There is a caveat. Sport is a powerful tool in the search for solutions to development issues and conflict situations, but it is not and never will be a cure-all. Sport alone cannot bring about peace or solve complex social problems, nor can it be a substitute for political processes in peace and reconciliation situations. Nor does the vast potential of healing through sport develop on its own, by some organic process of osmosis: it requires a carefully-managed approach to get it right and bring about constructive outcomes. The International Olympic Committee’s (IOC) position limits its scope for concrete action. It is not a sovereign nation vested with governmental powers. It cannot initiate policies which are the preserve of elected governments, nor is it a human rights or humanitarian organisation per se. The IOC is an organisation primarily concerned with sport with the main remit of overseeing the organisation of the Olympic Games and, through its network of 205 National Olympic Commitees, to develop sport and its practice worldwide from grass roots to elite performance.

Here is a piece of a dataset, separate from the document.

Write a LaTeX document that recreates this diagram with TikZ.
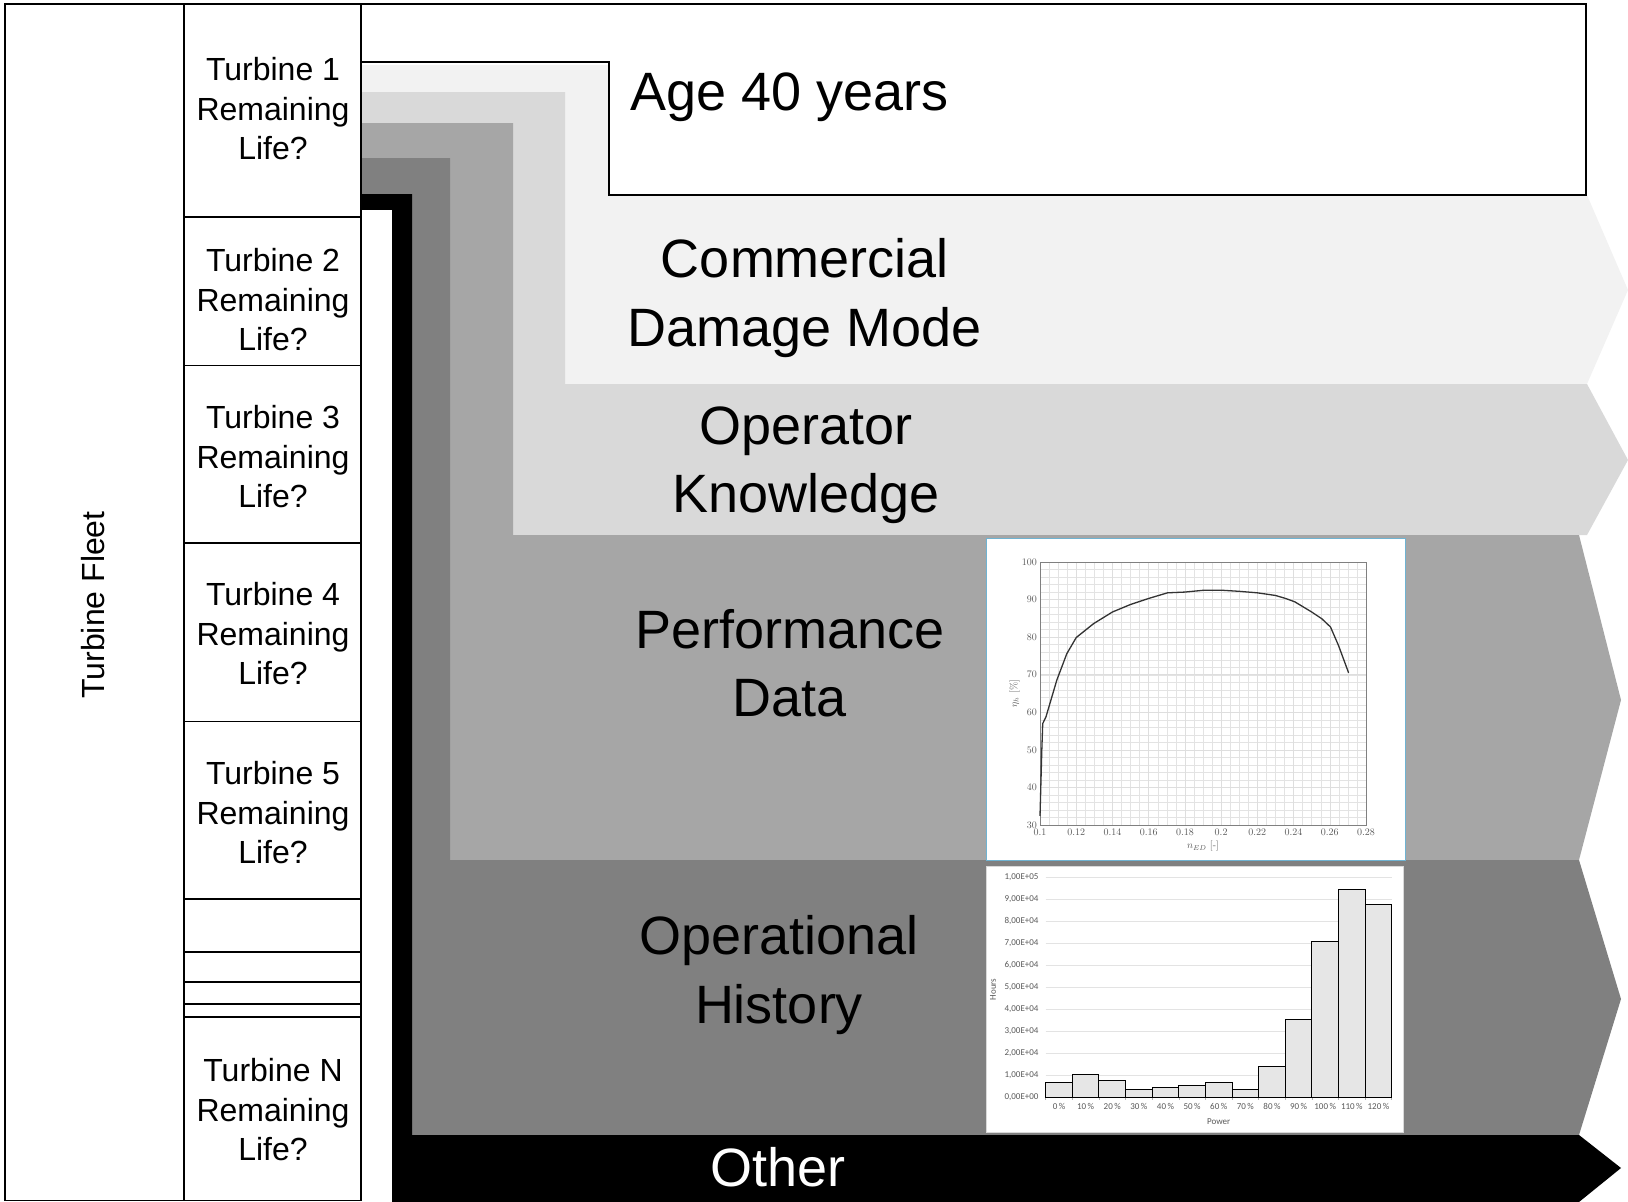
\documentclass[tikz,border=0pt]{standalone}
\usepackage{fontspec}
\setsansfont{Liberation Sans}
\newfontfamily\calib{Carlito}
\usetikzlibrary{positioning}

\definecolor{bandA}{HTML}{F2F2F2}
\definecolor{bandB}{HTML}{D9D9D9}
\definecolor{bandC}{HTML}{A6A6A6}
\definecolor{bandD}{HTML}{808080}
\definecolor{chartedge}{HTML}{6FB3D2}
\definecolor{barfill}{HTML}{E6E6E6}
\definecolor{gridline}{HTML}{E3E3E3}
\definecolor{labelgrey}{HTML}{595959}

\tikzset{
  bandtext/.style={font=\sffamily\fontsize{54}{68.5}\selectfont, align=center, inner sep=0pt},
  turbtext/.style={font=\sffamily\fontsize{32}{39.5}\selectfont, align=center, inner sep=0pt},
  perflabel/.style={font=\fontsize{10}{12}\selectfont, text=labelgrey, inner sep=1pt},
  histlabel/.style={font=\calib\fontsize{9}{11}\selectfont, text=labelgrey, inner sep=1pt},
}

\begin{document}
\begin{tikzpicture}[x=1pt, y=-1pt]
\useasboundingbox (0,0) rectangle (1628,1202);

% nested bands, back to front
\fill[bandA] (361,65) -- (609,65) -- (609,195) -- (1587,195) -- (1628,290) -- (1587,384) -- (361,384) -- cycle;
\fill[bandB] (361,92) -- (565,92) -- (565,384) -- (1587,384) -- (1628,460) -- (1587,535) -- (361,535) -- cycle;
\fill[bandC] (361,123) -- (513,123) -- (513,535) -- (1579,535) -- (1621,700) -- (1579,860) -- (361,860) -- cycle;
\fill[bandD] (361,158) -- (450,158) -- (450,860) -- (1579,860) -- (1621,999) -- (1579,1135) -- (361,1135) -- cycle;
\fill[black] (361,194) -- (412,194) -- (412,1135) -- (1579,1135) -- (1621,1168) -- (1579,1202) -- (361,1202) -- cycle;
\fill[white] (361,210) rectangle (392,1202);

% age box
\draw[fill=white, line width=1.5pt] (361,4) -- (1586,4) -- (1586,195) -- (609,195) -- (609,62) -- (361,62) -- cycle;

% fleet and turbine column
\draw[line width=1.5pt] (5,4) rectangle (184,1200.5);
\draw[line width=1.5pt] (184,4) rectangle (361,1200.5);
\foreach \j in {217,365.5,543,721.6,899,952,982,1004,1017} {
    \draw[line width=1.5pt] (184,\j) -- (361,\j);
  }
\node[turbtext, rotate=90] (fleet) at (93,605) {Turbine Fleet};
\node[turbtext] (t1) at (273,109) {Turbine 1\\Remaining\\Life?};
\node[turbtext] (t2) at (273,300) {Turbine 2\\Remaining\\Life?};
\node[turbtext] (t3) at (273,457) {Turbine 3\\Remaining\\Life?};
\node[turbtext] (t4) at (273,634) {Turbine 4\\Remaining\\Life?};
\node[turbtext] (t5) at (273,813) {Turbine 5\\Remaining\\Life?};
\node[turbtext] (tN) at (273,1110) {Turbine N\\Remaining\\Life?};

% band labels
\node[bandtext, anchor=base west] (age) at (630,110) {Age 40 years};
\node[bandtext] (cdm) at (805,298) {Commercial\\Damage Mode};
\node[bandtext] (opk) at (806,465) {Operator\\Knowledge};
\node[bandtext] (perf) at (790,663) {Performance\\Data};
\node[bandtext] (ophist) at (779,975) {Operational\\History};
\node[bandtext, text=white] (other) at (778,1167) {Other};

% performance chart
\draw[chartedge, fill=white, line width=0.8pt] (986,538) rectangle (1405,860);
\begin{scope}[shift={(1040,825)}, x=18.111pt, y=3.757pt]
  \draw[gridline, line width=0.4pt] (0,0) grid[xstep=0.5, ystep=2] (18,70);
  \draw[black!13, line width=0.5pt] (0,0) grid[xstep=2, ystep=10] (18,70);
  \draw[black!50, line width=0.6pt] (0,0) rectangle (18,70);
  \foreach \i/\l in {0/0.1,2/0.12,4/0.14,6/0.16,8/0.18,10/0.2,12/0.22,14/0.24,16/0.26,18/0.28} {
      \node[perflabel, below=3pt] (px\i) at (\i,0) {\l};
    }
  \foreach \k in {30,40,...,100} {
      \node[perflabel, left=2pt] (py\k) at (0,\k-30) {\k};
    }
  \node[perflabel, below=15pt] (pxlab) at (9,0) {$n_{ED}$ [-]};
  \node[perflabel, rotate=90] (pylab) at (-1.4,35) {$\eta_h$ [\%]};
  \draw[black!80, line width=1.3pt, line join=round] plot coordinates {
      (0,2.4) (0.1,20) (0.15,27) (0.33,28.8) (0.93,38.6) (1.48,45.6) (2,49.9)
      (2.96,53.6) (4,56.7) (5,58.7) (6,60.3) (7.04,61.8) (8,62) (9.07,62.5)
      (10,62.5) (11,62.2) (12,61.8) (13,61.1) (13.56,60.3) (14.07,59.4)
      (15,56.7) (15.56,54.9) (16.04,52.7) (16.48,47.8) (17.04,40.5)};
\end{scope}

% operating hours histogram
\draw[black!15, fill=white, line width=0.8pt] (986,866) rectangle (1403,1132);
\begin{scope}[shift={(1045.7,1097.3)}, x=26.62pt, y=22pt]
  \foreach \k in {1,...,10} {
      \draw[gridline, line width=0.8pt] (0,\k) -- (13,\k);
    }
  \draw[black!30, line width=0.8pt] (0,0) -- (13,0);
  \foreach \i in {0,...,13} {
      \draw[black!30, line width=0.6pt] (\i,0) -- (\i,-0.12);
    }
  \foreach \i/\h in {0/0.68,1/1.05,2/0.76,3/0.36,4/0.44,5/0.55,6/0.67,7/0.36,8/1.39,9/3.53,10/7.08,11/9.45,12/8.77} {
      \draw[fill=barfill, line width=1pt] (\i,0) rectangle (\i+1,\h);
    }
  \node[histlabel, left=6pt] (hy0) at (0,0) {0,00E+00};
  \foreach \k in {1,...,9} {
      \node[histlabel, left=6pt] (hy\k) at (0,\k) {\k,00E+04};
    }
  \node[histlabel, left=6pt] (hy10) at (0,10) {1,00E+05};
  \foreach \i/\l in {0/0,1/10,2/20,3/30,4/40,5/50,6/60,7/70,8/80,9/90,10/100,11/110,12/120} {
      \node[histlabel, below=5pt] (hx\i) at (\i+0.5,0) {\l\,\%};
    }
  \node[histlabel, below=20pt] (hxlab) at (6.5,0) {Power};
  \node[histlabel, rotate=90] (hylab) at (-1.98,4.9) {Hours};
\end{scope}
\end{tikzpicture}
\end{document}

The IOC is a highly influential organisation. Through its role as guardian of the Olympic ideals, which embody the idea of building a peaceful and better world through sport, it has a moral responsibility to support good governance. That includes conforming to internationally recognised standards on human rights and preserving human dignity. The Olympic Charter gives expression to a clear relationship between human rights and the Games and it therefore incumbent on the IOC to uphold those rights and responsibilities.
The mass publicity that sport and in particular, the Olympics, engenders, shines a powerful spotlight on abuses of human rights and human dignity. This helps to shape public opinion and has led to calls for tangible action. Syria’s seemingly inexorable descent into civil war in 2012 led to the UK Government’s decision to refuse the head of the Syrian National Olympic Committee a visa to travel to London for the Games, because of his links to the Bashar Al-Assad regime whose violent crackdown on pro-democracy protesters continues to receive worldwide condemnation.
Ahead of the Beijing Games, the clear connection between the Olympics and fundamental human values challenged the IOC to use the Olympics as leverage to ensure that the goals of Olympism and the Olympic movement left a positive human rights legacy. Opinions are mixed as to how far the Beijing Olympics had a positive effect but whatever the final verdict, Beijing 2008 ensured that trenchant criticism over China’s human rights record was at the very top of the international news agenda for months. Beijing 2008 also provided a unique opportunity for Olympic values to reach 400 million Chinese children, through the world’s largest-ever Olympic education programme in schools across China. It integrated the Olympic values of excellence, friendship and respect into the curriculum of more than 400,000 schools.
The IOC has a realistic appreciation about what it can contribute to human rights issues. It can and indeed does, help to harness sport as a power for good, both symbolically and very practically within communities. This has been the IOC’s direction of travel for well over a decade and it has robustly pledged to continue along that path.